The history of Gods and religions, too, can be read almost entirely politically. Christianity’s adoption by the Roman Empire, its conversion of pagans by offering Kings legitimacy, literate clerics and trade, or Confucianism’s deliberate focus on providing Princes with officials and legitimacy are both cases in point. The rising and falling fortune of Egyptian Gods as dynasties rose and fell, was also about politics. Or perhaps, about faith as much as politics?
This is slightly too cynical, but only slightly. Those who desired to create kingdoms and cities and states whose people would work together needed identities and stories which made that possible. Those identities had to be emotional, they had to be felt, and religion and its rituals offered the obvious way to do that.
They also needed shared norms and morals, a shared idea of what was right and wrong, for without it conflict would be constant.
Ideology and identity were both thus served.
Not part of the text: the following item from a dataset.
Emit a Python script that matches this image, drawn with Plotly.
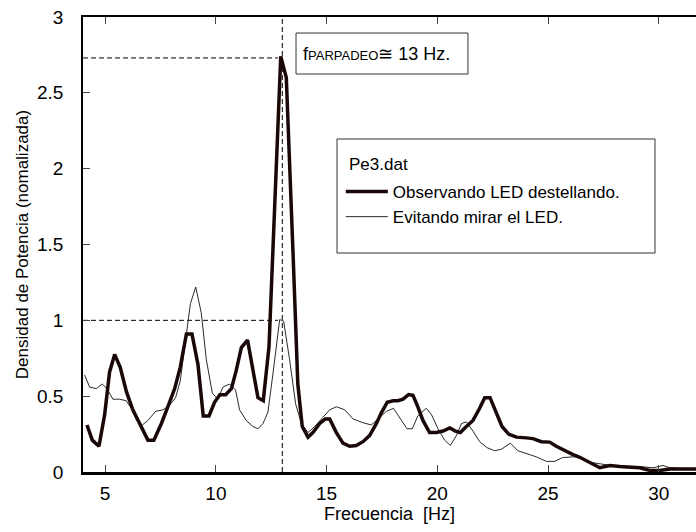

Modern ideologies such as communism, nationalism, democracy, human rights and capitalism, while divorced from Gods, are still descendants of this process and still serve the same purpose. They are successful to the extent that they create identity groups and that they put forth a clear ethical statement of how the world should be which is accepted by those who believe the ideology. Where and when they cannot do one or the other, they fail. When they do both, they can and often do change the world.
Rituals are thus key to understanding human history, society and how we create our worlds.